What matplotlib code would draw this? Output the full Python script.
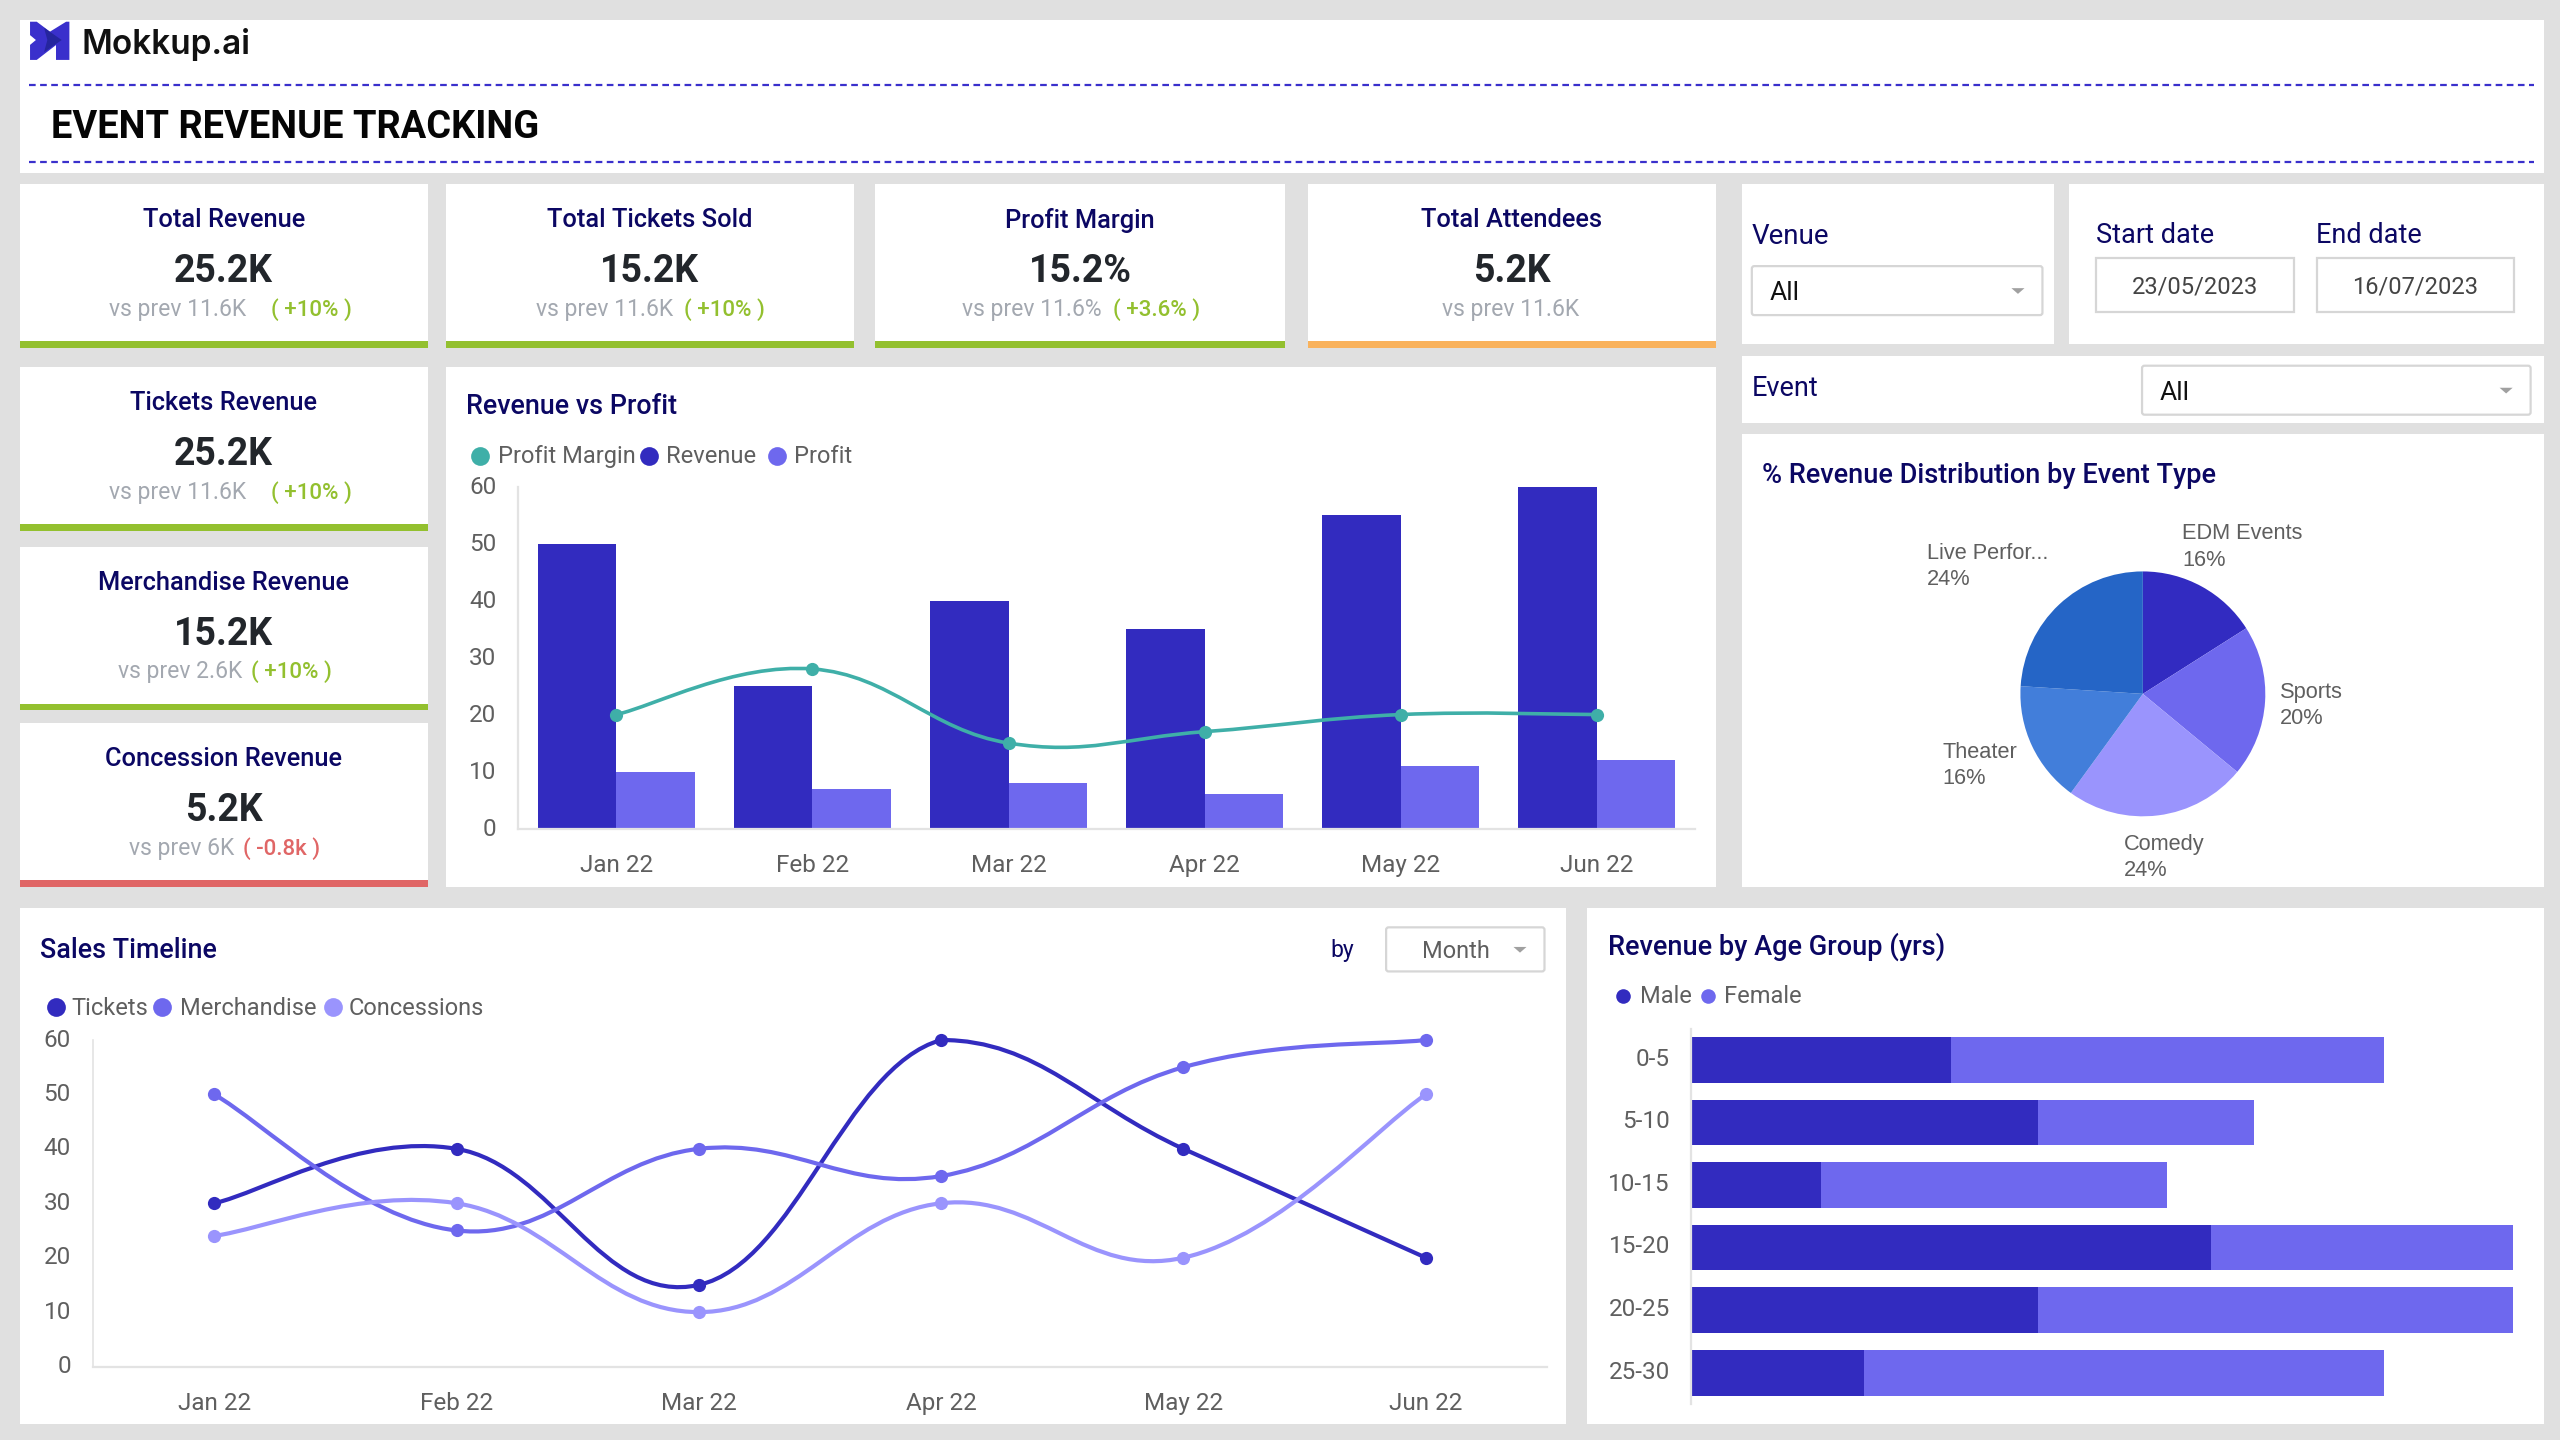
import matplotlib
matplotlib.use('Agg')
import matplotlib.pyplot as plt
from matplotlib.patches import Rectangle, Polygon, FancyBboxPatch, PathPatch
from matplotlib.path import Path
from matplotlib.transforms import ScaledTranslation
import numpy as np

plt.rcParams['font.family'] = ['Roboto', 'DejaVu Sans']

W, H = 1568.0, 882.0

NAVY = '#0B0763'
DARK = '#322BBF'
MID = '#6E68EE'
LIGHT = '#9A94FD'
TEAL = '#3FAFA8'
GREEN = '#93C02F'
ORANGE = '#F9B25C'
RED = '#E06666'
GREY = '#5F5F5F'
SOFT = '#A3A8B0'

months = ['Jan 22', 'Feb 22', 'Mar 22', 'Apr 22', 'May 22', 'Jun 22']

revenue = [50, 25, 40, 35, 55, 60]
profit = [10, 7, 8, 6, 11, 12]
margin = [20, 28, 15, 17, 20, 20]

tickets = [30, 40, 15, 60, 40, 20]
merchandise = [50, 25, 40, 35, 55, 60]
concessions = [24, 30, 10, 30, 20, 50]

age_groups = ['0-5', '5-10', '10-15', '15-20', '20-25', '25-30']
male = [3, 4, 1.5, 6, 4, 2]
female = [5, 2.5, 4, 3.5, 5.5, 6]

event_types = ['EDM Events', 'Sports', 'Comedy', 'Theater', 'Live Perfor...']
event_share = [16, 20, 24, 16, 24]
pie_colors = ['#322BC1', '#6E68EE', '#9A94FD', '#427EDA', '#2565C6']

kpi_titles = ['Total Revenue', 'Total Tickets Sold', 'Profit Margin', 'Total Attendees',
              'Tickets Revenue', 'Merchandise Revenue', 'Concession Revenue']
kpi_values = ['25.2K', '15.2K', '15.2%', '5.2K', '25.2K', '15.2K', '5.2K']
kpi_prev = ['vs prev 11.6K', 'vs prev 11.6K', 'vs prev 11.6%', 'vs prev 11.6K',
            'vs prev 11.6K', 'vs prev 2.6K', 'vs prev 6K']
kpi_delta = ['( +10% )', '( +10% )', '( +3.6% )', '', '( +10% )', '( +10% )', '( -0.8k )']


def place(x0, y0, x1, y1):
    return fig.add_axes([x0 / W, 1 - y1 / H, (x1 - x0) / W, (y1 - y0) / H])


def panel(x0, y0, x1, y1):
    bg.add_patch(Rectangle((x0, y0), x1 - x0, y1 - y0, fc='white', ec='none', zorder=1))


def dropdown(x0, y0, x1, y1, label, size=19, color='#111111', inset=11):
    bg.add_patch(FancyBboxPatch((x0, y0), x1 - x0, y1 - y0, boxstyle='round,pad=0,rounding_size=1.5',
                                fc='white', ec='#D6D6D6', lw=1.6, zorder=2))
    bg.text(x0 + inset, (y0 + y1) / 2 + 1.5, label, fontsize=size, color=color, va='center', zorder=3)
    cx, cy = x1 - 15, (y0 + y1) / 2
    bg.add_patch(Polygon([(cx - 4, cy - 1.5), (cx + 4, cy - 1.5), (cx, cy + 2)], fc='#A0A0A0', ec='none', zorder=3))


def legend(y, items, ms=13.5):
    # items: label, colour, marker x, text x
    for label, color, mx, tx in items:
        bg.plot([mx], [y], 'o', ms=ms, color=color, mec='none', zorder=3)
        bg.text(tx, y + 0.5, label, fontsize=17, color=GREY, va='center', zorder=3)


def smooth(ax, ys, color, lw=3.0, k=0.2, ymax=60):
    pts = np.column_stack([np.arange(len(ys)), np.array(ys, float)])
    verts = [pts[0]]
    codes = [Path.MOVETO]
    for i in range(len(pts) - 1):
        prev = pts[max(i - 1, 0)]
        nxt = pts[min(i + 2, len(pts) - 1)]
        c1 = pts[i] + (pts[i + 1] - prev) * k
        c2 = pts[i + 1] - (nxt - pts[i]) * k
        # keep the curve inside the plot area
        c1[1] = min(c1[1], ymax)
        c2[1] = min(c2[1], ymax)
        verts += [c1, c2, pts[i + 1]]
        codes += [Path.CURVE4] * 3
    ax.add_patch(PathPatch(Path(verts, codes), fc='none', ec=color, lw=lw, capstyle='round', zorder=4, clip_on=False))
    ax.plot(pts[:, 0], pts[:, 1], 'o', ms=9.5, color=color, mec='none', zorder=5, clip_on=False)


def nudge_labels(labels, dy):
    offset = ScaledTranslation(0, dy * 1.176 / 72, fig.dpi_scale_trans)
    for lab in labels:
        lab.set_transform(lab.get_transform() + offset)


def style_axis(ax, ymax=60, step=10, pad=16):
    for side in ['top', 'right']:
        ax.spines[side].set_visible(False)
    for side in ['left', 'bottom']:
        ax.spines[side].set_color('#E3E3E3')
        ax.spines[side].set_linewidth(1.6)
    ax.set_ylim(0, ymax)
    ax.set_yticks(range(0, ymax + 1, step))
    ax.tick_params(axis='both', length=0, labelsize=17.5, labelcolor=GREY)
    ax.tick_params(axis='y', pad=pad)
    ax.tick_params(axis='x', pad=18)
    ax.patch.set_alpha(0)


fig = plt.figure(figsize=(25.6, 14.4), dpi=100, facecolor='#E0E0E0')
bg = fig.add_axes([0, 0, 1, 1])
bg.set_xlim(0, W)
bg.set_ylim(H, 0)
bg.axis('off')

# header
panel(12, 12, 1558, 106)
for y in [52, 99]:
    bg.plot([18, 1552], [y, y], color='#3A30CC', lw=1.6, dashes=(3, 2), zorder=2)
bg.text(31, 78, 'EVENT REVENUE TRACKING', fontsize=27.4, fontweight='bold', color='#050505', va='center', zorder=3)
bg.add_patch(Polygon([(18.4, 13.3), (22.5, 13.3), (30.6, 19.4), (40.5, 13.3), (42.5, 13.3), (42.5, 36.7),
                      (34.3, 36.7), (34.3, 27.6), (22.5, 36.7), (18.4, 36.7), (18.4, 27.5), (22, 24.5), (18.4, 21.5)],
                     fc='#3A30CC', ec='none', zorder=3))
bg.add_patch(Polygon([(27, 17), (37.8, 24.5), (27, 32), (29, 24.5)], fc='#25259E', ec='none', zorder=4))
bg.text(50, 27, 'Mokkup.ai', fontsize=24, fontweight='semibold', family=['Inter', 'DejaVu Sans'],
        color='#111111', va='center', zorder=3)

# kpi cards
cards = [(12, 113, 262, 213), (273, 113, 523, 213), (536, 113, 787, 213), (801, 113, 1051, 213),
         (12, 225, 262, 325), (12, 335, 262, 435), (12, 443, 262, 543)]
bars = [GREEN, GREEN, GREEN, ORANGE, GREEN, GREEN, RED]
prev_x = [67, 328, 589, 883, 67, 72, 79]
delta_x = [166, 419, 682, 0, 166, 154, 149]
delta_c = [GREEN, GREEN, GREEN, GREEN, GREEN, GREEN, RED]
for i, (x0, y0, x1, y1) in enumerate(cards):
    panel(x0, y0, x1, y1)
    cx = (x0 + x1) / 2
    bg.add_patch(Rectangle((x0, y1 - 4), x1 - x0, 4, fc=bars[i], ec='none', zorder=2))
    bg.text(cx, y0 + 22, kpi_titles[i], fontsize=18.3, fontweight='medium', color=NAVY, ha='center', va='center', zorder=3)
    bg.text(cx, y0 + 53.5, kpi_values[i], fontsize=27, fontweight='bold', color='#22262B', ha='center', va='center', zorder=3)
    bg.text(prev_x[i], y0 + 76.5, kpi_prev[i], fontsize=16.5, color=SOFT, va='center', zorder=3)
    if kpi_delta[i]:
        bg.text(delta_x[i], y0 + 76.5, kpi_delta[i], fontsize=16, fontweight='medium', color=delta_c[i], va='center', zorder=3)

# filters
panel(1067, 113, 1258, 211)
panel(1267, 113, 1558, 211)
panel(1067, 218, 1558, 259)
bg.text(1073, 145, 'Venue', fontsize=20, color=NAVY, va='center', zorder=3)
dropdown(1073, 163, 1251, 193, 'All')
bg.text(1284, 144, 'Start date', fontsize=19.5, color=NAVY, va='center', zorder=3)
bg.text(1418.5, 144, 'End date', fontsize=19.5, color=NAVY, va='center', zorder=3)
for x0, x1, label in [(1284, 1405, '23/05/2023'), (1419, 1540, '16/07/2023')]:
    bg.add_patch(Rectangle((x0, 158), x1 - x0, 33, fc='white', ec='#D6D6D6', lw=1.6, zorder=2))
    bg.text((x0 + x1) / 2, 176, label, fontsize=17, color='#444444', ha='center', va='center', zorder=3)
bg.text(1073, 238, 'Event', fontsize=19.5, color=NAVY, va='center', zorder=3)
dropdown(1312, 224, 1550, 254, 'All')

# revenue vs profit
panel(273, 225, 1051, 543)
bg.text(285.5, 249, 'Revenue vs Profit', fontsize=19.4, fontweight='medium', color=NAVY, va='center', zorder=3)
legend(279, [('Profit Margin', TEAL, 294, 305), ('Revenue', DARK, 397.5, 408), ('Profit', MID, 476, 486.5)])
ax1 = place(317.5, 298, 1038, 507.5)
x = np.arange(len(months))
ax1.bar(x - 0.2, revenue, 0.4, color=DARK, zorder=2)
ax1.bar(x + 0.2, profit, 0.4, color=MID, zorder=2)
smooth(ax1, margin, TEAL, lw=2.6)
style_axis(ax1)
ax1.set_xlim(-0.5, 5.5)
ax1.set_xticks(x, months)
nudge_labels(ax1.get_yticklabels(), 1)

# pie
panel(1067, 266, 1558, 543)
bg.text(1079.5, 291, '% Revenue Distribution by Event Type', fontsize=19.5, fontweight='medium', color=NAVY, va='center', zorder=3)
ax2 = place(1237.5, 350, 1387.5, 500)
ax2.pie(event_share, colors=pie_colors, startangle=90, counterclock=False, radius=1.0)
ax2.set_xlim(-1, 1)
ax2.set_ylim(-1, 1)
label_x = [1336.5, 1396.5, 1301, 1189.5, 1180]
label_y = [327, 424, 517, 461, 339]
for i, name in enumerate(event_types):
    bg.text(label_x[i], label_y[i], name, fontsize=15.7, family=['Liberation Sans', 'DejaVu Sans'], color=GREY, va='center', zorder=3)
    bg.text(label_x[i], label_y[i] + 16, str(event_share[i]) + '%', fontsize=15.7, family=['Liberation Sans', 'DejaVu Sans'], color=GREY, va='center', zorder=3)

# sales timeline
panel(12, 556, 959, 872)
bg.text(24.5, 582, 'Sales Timeline', fontsize=19.4, fontweight='medium', color=NAVY, va='center', zorder=3)
bg.text(815, 582, 'by', fontsize=16.5, color=NAVY, va='center', zorder=3)
dropdown(849, 568, 946, 595, 'Month', size=17, color=GREY, inset=22)
legend(617, [('Tickets', DARK, 34, 44), ('Merchandise', MID, 99.5, 110), ('Concessions', LIGHT, 204, 213.5)])
ax3 = place(57, 637, 947.5, 837)
smooth(ax3, tickets, DARK)
smooth(ax3, merchandise, MID)
smooth(ax3, concessions, LIGHT)
style_axis(ax3)
ax3.spines['left'].set_linewidth(1.2)
ax3.set_xlim(-0.5, 5.5)
ax3.set_xticks(x, months)
nudge_labels(ax3.get_yticklabels(), 1.5)

# revenue by age
panel(972, 556, 1558, 872)
bg.text(985, 580, 'Revenue by Age Group (yrs)', fontsize=19.5, fontweight='medium', color=NAVY, va='center', zorder=3)
legend(610, [('Male', DARK, 994, 1004.5), ('Female', MID, 1046, 1056)], ms=10.5)
ax4 = place(1036, 630, 1540, 860)
y = np.arange(len(age_groups))
ax4.barh(y, male, 0.73, color=DARK, zorder=2)
ax4.barh(y, female, 0.73, left=male, color=MID, zorder=2)
for side in ['top', 'right', 'bottom']:
    ax4.spines[side].set_visible(False)
ax4.spines['left'].set_color('#E3E3E3')
ax4.spines['left'].set_linewidth(1.6)
ax4.set_xlim(0, 9.51)
ax4.set_ylim(5.5, -0.5)
ax4.set_xticks([])
ax4.set_yticks(y, age_groups)
ax4.tick_params(axis='y', length=0, labelsize=17.5, labelcolor=GREY, pad=15.5)
ax4.patch.set_alpha(0)
nudge_labels(ax4.get_yticklabels(), 2)

fig.savefig('out.png', dpi=100, facecolor=fig.get_facecolor())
^^^^^^^^
→ Problem
Skip every picture and return the lines above from the top through the one that contains "bg.add_patch(Polygon([(cx - 4, cy".

→ Complete output
What matplotlib code would draw this? Output the full Python script.
import matplotlib
matplotlib.use('Agg')
import matplotlib.pyplot as plt
from matplotlib.patches import Rectangle, Polygon, FancyBboxPatch, PathPatch
from matplotlib.path import Path
from matplotlib.transforms import ScaledTranslation
import numpy as np

plt.rcParams['font.family'] = ['Roboto', 'DejaVu Sans']

W, H = 1568.0, 882.0

NAVY = '#0B0763'
DARK = '#322BBF'
MID = '#6E68EE'
LIGHT = '#9A94FD'
TEAL = '#3FAFA8'
GREEN = '#93C02F'
ORANGE = '#F9B25C'
RED = '#E06666'
GREY = '#5F5F5F'
SOFT = '#A3A8B0'

months = ['Jan 22', 'Feb 22', 'Mar 22', 'Apr 22', 'May 22', 'Jun 22']

revenue = [50, 25, 40, 35, 55, 60]
profit = [10, 7, 8, 6, 11, 12]
margin = [20, 28, 15, 17, 20, 20]

tickets = [30, 40, 15, 60, 40, 20]
merchandise = [50, 25, 40, 35, 55, 60]
concessions = [24, 30, 10, 30, 20, 50]

age_groups = ['0-5', '5-10', '10-15', '15-20', '20-25', '25-30']
male = [3, 4, 1.5, 6, 4, 2]
female = [5, 2.5, 4, 3.5, 5.5, 6]

event_types = ['EDM Events', 'Sports', 'Comedy', 'Theater', 'Live Perfor...']
event_share = [16, 20, 24, 16, 24]
pie_colors = ['#322BC1', '#6E68EE', '#9A94FD', '#427EDA', '#2565C6']

kpi_titles = ['Total Revenue', 'Total Tickets Sold', 'Profit Margin', 'Total Attendees',
              'Tickets Revenue', 'Merchandise Revenue', 'Concession Revenue']
kpi_values = ['25.2K', '15.2K', '15.2%', '5.2K', '25.2K', '15.2K', '5.2K']
kpi_prev = ['vs prev 11.6K', 'vs prev 11.6K', 'vs prev 11.6%', 'vs prev 11.6K',
            'vs prev 11.6K', 'vs prev 2.6K', 'vs prev 6K']
kpi_delta = ['( +10% )', '( +10% )', '( +3.6% )', '', '( +10% )', '( +10% )', '( -0.8k )']


def place(x0, y0, x1, y1):
    return fig.add_axes([x0 / W, 1 - y1 / H, (x1 - x0) / W, (y1 - y0) / H])


def panel(x0, y0, x1, y1):
    bg.add_patch(Rectangle((x0, y0), x1 - x0, y1 - y0, fc='white', ec='none', zorder=1))


def dropdown(x0, y0, x1, y1, label, size=19, color='#111111', inset=11):
    bg.add_patch(FancyBboxPatch((x0, y0), x1 - x0, y1 - y0, boxstyle='round,pad=0,rounding_size=1.5',
                                fc='white', ec='#D6D6D6', lw=1.6, zorder=2))
    bg.text(x0 + inset, (y0 + y1) / 2 + 1.5, label, fontsize=size, color=color, va='center', zorder=3)
    cx, cy = x1 - 15, (y0 + y1) / 2
    bg.add_patch(Polygon([(cx - 4, cy - 1.5), (cx + 4, cy - 1.5), (cx, cy + 2)], fc='#A0A0A0', ec='none', zorder=3))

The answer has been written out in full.